“We demand that President Bola Ahmed Tinubu and his government take responsibility and respond to our demand to bring back our girls,” said Florence Ozor of the “Bring Back Our Girls” campaign in the capital Abuja on Sunday. She also called on the government to provide families with “a detailed report on the rescue operations for their missing girls.”
On April 14, 2014, the Islamist militia Boko Haram kidnapped 276 students between the ages of twelve and 17 from a boarding school in Chibok in northeastern Nigeria. The incident shocked the world and became a symbol of Boko Haram’s brutal crackdown in the West African country. Almost 100 young women are still missing today, most of whom are probably still in the hands of extremists.
“Bring Our Girls Back” campaign
At the “Bring Back Our Girls” campaign press conference in Abuja, about a dozen people gathered chanting “Bring back our girls now and alive” and “We are fighting for the soul of Nigeria.” “For ten years, girls have been robbed of their choices, their freedom and their dignity,” said Hauwa Abubakar of Bring Back Our Girls.

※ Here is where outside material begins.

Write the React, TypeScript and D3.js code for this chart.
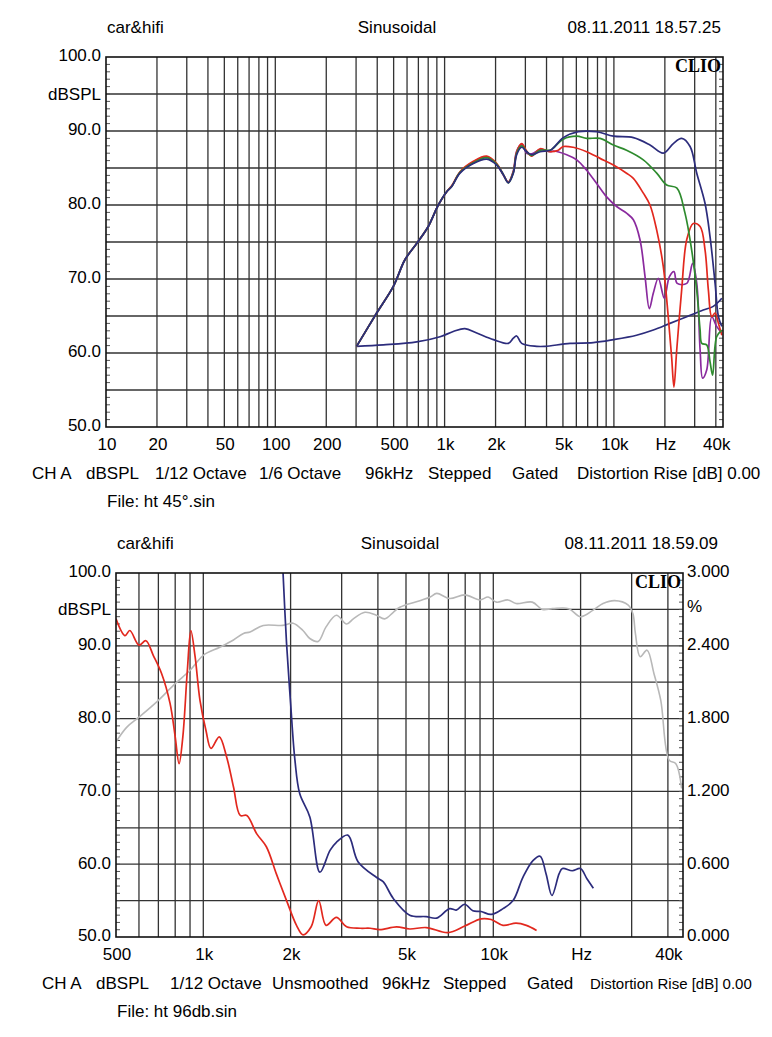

The head of the Kibaku ethnic group from Chibhok, Dauda Iliya, said people were “disappointed” by the failure of all governments in Borno state since 2014 and “by their inability or refusal to save all our girls after a decade”. The government “clearly has no interest” in getting the security problems in northeastern Nigeria and particularly in the Chibok region under control.
Boko Haram and the rival jihadist militia Islamic State in West Africa (ISWAP) continue to spread fear and terror in northern Nigeria. Since 2009, the violence has killed more than 40,000 people and displaced over two million. The militias and criminal gangs use kidnapping for ransom to raise money. According to the aid organization Save the Children, more than 1,680 students were abducted from Nigerian schools between 2014 and 2022.